As a soundtrack to their school days, students value the stress-relief that Clark inspires while playing malfuf, a rhythm popular in Middle-Eastern music.
“It’s an energy you want to be around,” says Jocelyn Montelongo, 20, a psychology major. “It’s always nice exiting a building to hear the music. I always end up sitting at the Quad and getting my homework done there.”
As students swarm the fountain, drafting essays, kicking a Hacky Sack to beladi beats, Clark says he ensures that it is only intelligence that surrounds him at all times.
“He sees religious beliefs as weaknesses to rip apart and exploit,” says his best friend Michael Watt, 25, a computer programming and electronic engineering major.
At least that was after Clark survived high school, or what he refers to as his Dark Ages, when he was bombarded by ignorance and identified as an indigo child.
“Now I do whatever I want because I know I am free, for freedom is skill-based and I have skill,” Clark says.

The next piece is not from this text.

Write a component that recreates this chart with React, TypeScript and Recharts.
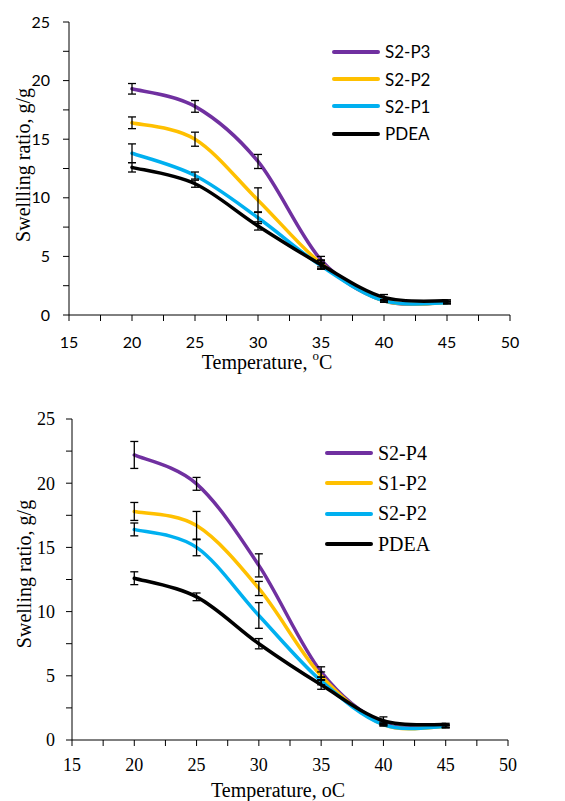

Much of that skill he owes to almost two years of being Watt’s apprentice. “De’ has an innate professive talent,” says Watt, a drummer of nine years. “He’s very at home with rhythms. He can work multiple dimensions simultaneously.”
Now before students, Clark and Watt battle, muscles contracting, palms flailing. Even the busiest student skateboarding late to class skids to a halt at the brutal scene. But it’s the brutality of a battle with drums, of course.
In a musical language exclusive to hand-drummers, they challenge each other to variant beats and crack non-verbal jokes against copper doumbeks.
“Everything is a chess battle or a mini war. I’m always at war with myself,” Clark says, lounging in his porch as night rain pours. “I’m moving forward into my future, never being pushed back or halted. I am a warrior. Great, now I sound like a scary guy,”
To all of us,” Montelongo says, “He is the calling.”